Ice melt, sea level rise and superstorms: evidence from paleoclimate data, climate modeling, and modern observations

Now published as: Ice melt, sea level rise and superstorms: evidence from paleoclimate data, climate modeling, and modern observations that 2 °C global warming could be dangerous

Atmos. Chem. Phys., 16, 3761-3812, 2016
http://www.atmos-chem-phys.net/16/3761/2016/
doi:10.5194/acp-16-3761-2016

Leading Climate Scientists: ‘We Have A Global Emergency,’ Must Slash CO2 ASAP

http://thinkprogress.org/climate/2016/03/22/3762111/climate-scientists-global-emergency/

In looking over the published version, I  noticed the use of an older climate model that reduces computational loads by using a simplified method of calculating CH4/CO2 equivalents.

In the atmosphere, CH4 is 84 times more powerful as a greenhouse gas on a current basis, but CH4 oxidizes to CO2 with a CH4 half-life of ~12 years.  Thus, over a 100 year period,  CH4 is only 25 times as powerful a greenhouse gas as CO2.  The model simply converts all the CH4 into the 100 year CO2 equivalent by multiplying by a factor of 25.

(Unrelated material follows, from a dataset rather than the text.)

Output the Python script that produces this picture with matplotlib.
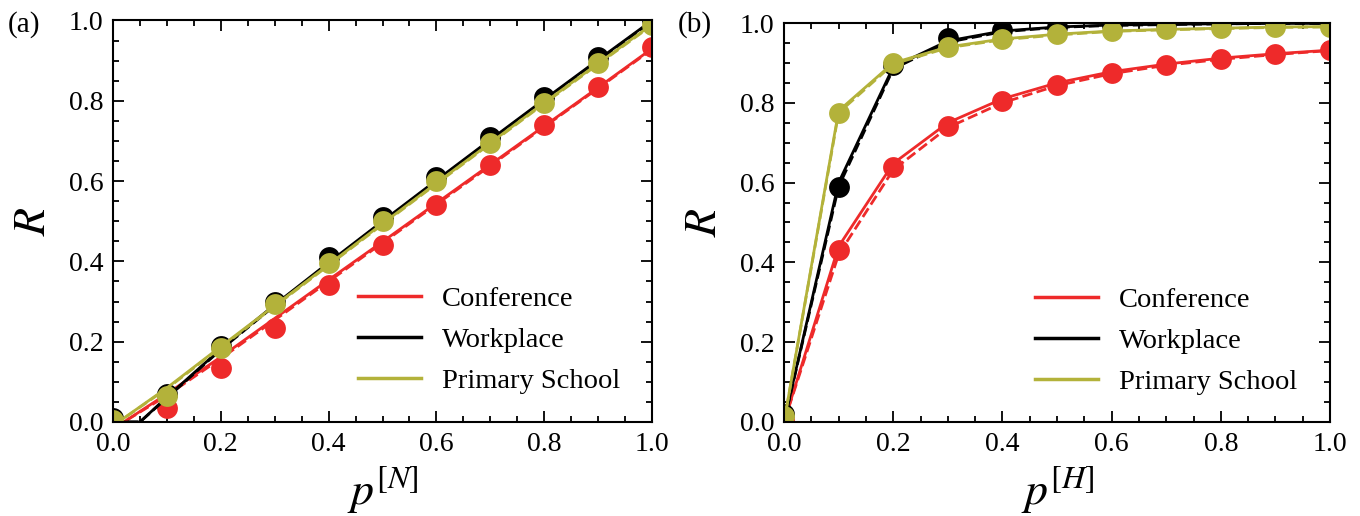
import matplotlib
matplotlib.use("Agg")
import matplotlib.pyplot as plt
from matplotlib.ticker import MultipleLocator
from matplotlib.lines import Line2D

plt.rcParams["font.family"] = ["Liberation Serif", "DejaVu Serif"]
plt.rcParams["mathtext.fontset"] = "stix"

# ---- data ----------------------------------------------------------------
series_names = ["Conference", "Workplace", "Primary School"]
series_colors = ["#ee2a2a", "#000000", "#b3b23a"]

p_sim = [0.0, 0.1, 0.2, 0.3, 0.4, 0.5, 0.6, 0.7, 0.8, 0.9, 1.0]

# (a) R versus p^[N]: simulation points
a_conf_sim = [0.0, 0.035, 0.135, 0.235, 0.34, 0.44, 0.54, 0.64, 0.74, 0.835, 0.935]
a_work_sim = [0.01, 0.07, 0.19, 0.30, 0.41, 0.51, 0.61, 0.71, 0.81, 0.91, 1.0]
a_prim_sim = [0.005, 0.065, 0.185, 0.295, 0.395, 0.50, 0.60, 0.695, 0.795, 0.895, 0.99]

# (a) theory curves (solid) and approximation (dashed)
a_conf_x = [0.0, 0.02, 0.1, 0.2, 0.3, 0.4, 0.5, 0.6, 0.7, 0.8, 0.9, 1.0]
a_conf_th = [0.0, 0.0, 0.07, 0.162, 0.258, 0.354, 0.449, 0.545, 0.641, 0.737, 0.833, 0.93]
a_conf_ap = [0.0, 0.0, 0.066, 0.158, 0.254, 0.350, 0.446, 0.542, 0.638, 0.735, 0.831, 0.928]

a_work_x = [0.0, 0.05, 0.1, 0.2, 0.3, 0.4, 0.5, 0.6, 0.7, 0.8, 0.9, 1.0]
a_work_th = [0.0, 0.0, 0.062, 0.182, 0.292, 0.397, 0.50, 0.602, 0.703, 0.803, 0.902, 1.0]
a_work_ap = [0.0, 0.0, 0.060, 0.180, 0.290, 0.395, 0.498, 0.600, 0.701, 0.801, 0.900, 0.998]

a_prim_x = [0.0, 0.01, 0.1, 0.2, 0.3, 0.4, 0.5, 0.6, 0.7, 0.8, 0.9, 1.0]
a_prim_th = [0.0, 0.0, 0.085, 0.188, 0.29, 0.392, 0.494, 0.595, 0.695, 0.795, 0.893, 0.99]
a_prim_ap = [0.0, 0.0, 0.083, 0.186, 0.288, 0.390, 0.492, 0.593, 0.693, 0.793, 0.891, 0.988]

# (b) R versus p^[H]: simulation points
b_conf_sim = [0.005, 0.43, 0.64, 0.742, 0.805, 0.845, 0.875, 0.895, 0.91, 0.922, 0.932]
b_work_sim = [0.02, 0.59, 0.895, 0.962, 0.982, 0.99, 0.995, 0.997, 0.998, 0.999, 0.999]
b_prim_sim = [0.015, 0.775, 0.90, 0.94, 0.96, 0.972, 0.98, 0.984, 0.987, 0.99, 0.991]

# (b) theory curves (solid) and approximation (dashed)
b_conf_th = [0.0, 0.44, 0.648, 0.75, 0.81, 0.85, 0.878, 0.897, 0.912, 0.923, 0.932]
b_conf_ap = [0.0, 0.42, 0.632, 0.738, 0.80, 0.843, 0.873, 0.894, 0.909, 0.921, 0.931]
b_work_th = [0.0, 0.60, 0.89, 0.955, 0.98, 0.99, 0.995, 0.997, 0.998, 0.999, 0.999]
b_work_ap = [0.0, 0.59, 0.885, 0.952, 0.978, 0.989, 0.994, 0.996, 0.998, 0.999, 0.999]
b_prim_th = [0.0, 0.78, 0.90, 0.94, 0.96, 0.972, 0.98, 0.984, 0.987, 0.99, 0.991]
b_prim_ap = [0.0, 0.775, 0.897, 0.938, 0.958, 0.970, 0.979, 0.983, 0.986, 0.989, 0.990]

tick_vals = [0.0, 0.2, 0.4, 0.6, 0.8, 1.0]
tick_labels = ["0.0", "0.2", "0.4", "0.6", "0.8", "1.0"]

# ---- figure --------------------------------------------------------------
fig = plt.figure(figsize=(13.6, 5.16), dpi=100)
ax_a = fig.add_axes([0.0831, 0.1822, 0.3963, 0.7781])
ax_b = fig.add_axes([0.5765, 0.1822, 0.4015, 0.7732])

ms = 15
lw = 2.0


def style_axes(ax, xlabel):
    ax.set_xlim(0, 1)
    ax.set_ylim(0, 1)
    ax.set_xticks(tick_vals)
    ax.set_xticklabels(tick_labels)
    ax.set_yticks(tick_vals)
    ax.set_yticklabels(tick_labels)
    ax.xaxis.set_minor_locator(MultipleLocator(0.05))
    ax.yaxis.set_minor_locator(MultipleLocator(0.05))
    ax.tick_params(which="both", direction="in", top=True, right=True,
                   labelsize=20, width=1.3, pad=7)
    ax.tick_params(which="major", length=8)
    ax.tick_params(which="minor", length=4)
    for s in ax.spines.values():
        s.set_linewidth(1.5)
    ax.set_xlabel(xlabel, fontsize=33, labelpad=5)
    ax.set_ylabel(r"$R$", fontsize=33, labelpad=10)


def add_legend(ax, x_anchor):
    handles = [Line2D([], [], color=c, lw=2.5) for c in series_colors]
    ax.legend(handles, series_names, loc="upper left",
              bbox_to_anchor=(x_anchor, 0.338), frameon=False,
              fontsize=20.5, handlelength=2.2, handletextpad=0.75,
              labelspacing=0.52, borderpad=0, borderaxespad=0)


# panel (a)
for x, th, ap, sim, c in [
    (a_conf_x, a_conf_th, a_conf_ap, a_conf_sim, series_colors[0]),
    (a_work_x, a_work_th, a_work_ap, a_work_sim, series_colors[1]),
    (a_prim_x, a_prim_th, a_prim_ap, a_prim_sim, series_colors[2]),
]:
    ax_a.plot(p_sim, sim, "o", color=c, ms=ms, mec="none")
    ax_a.plot(x, ap, "--", color=c, lw=lw)
    ax_a.plot(x, th, "-", color=c, lw=lw)

style_axes(ax_a, r"$p^{[N]}$")
add_legend(ax_a, 0.455)

# panel (b)
for th, ap, sim, c in [
    (b_conf_th, b_conf_ap, b_conf_sim, series_colors[0]),
    (b_work_th, b_work_ap, b_work_sim, series_colors[1]),
    (b_prim_th, b_prim_ap, b_prim_sim, series_colors[2]),
]:
    ax_b.plot(p_sim, sim, "o", color=c, ms=ms, mec="none")
    ax_b.plot(p_sim, ap, "--", color=c, lw=lw)
    ax_b.plot(p_sim, th, "-", color=c, lw=lw)

style_axes(ax_b, r"$p^{[H]}$")
add_legend(ax_b, 0.46)

fig.text(0.006, 0.952, "(a)", fontsize=21, va="center", ha="left")
fig.text(0.498, 0.952, "(b)", fontsize=21, va="center", ha="left")

fig.savefig("out.png", dpi=100)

Looking at atmospheric monitoring data last for 25 years, I note that the concentration of CH4 increases, rather than declining as the model assumes.  Calculating annual forcing using the monitoring data, results in forcing ranging from 3 w/m^2 to 3.6 w/m^2. Using the 100-year modeled conversion factor gives forcing of 1.8 w/m^2 to 2.5 w/m^2 over the period 1990 - 2015. Note the annual data number is 44% higher.

Looking at Fig. S16, it seems that the model takes until ~2060 to arrive at forcing of 3.6 w/m^2.  Thus, I expect to see weather in the next 30 years, that Hansen et al. does not model as occurring for another 50 years.

Temperature rise of 2C is likely to arrive much sooner than any of the standard climate models project, and coming faster as a result of more intense forcing will produce more intense temperature gradients, which will drive more intense storms than Hansen et al offer.  

Greenhouse gas driven climate change is different from climate change driven by orbital mechanics (e.g., past ice ages and past interglacial periods). In greenhouse gas driven climate change, the lower atmosphere gets warmer while the upper atmosphere gets colder.  Thus, in greenhouse gas driven climate change, there is always a nearby source of very cold air to drive very intense, cold storms.

Wicked storms are coming, and we will need better knitting to stay warm.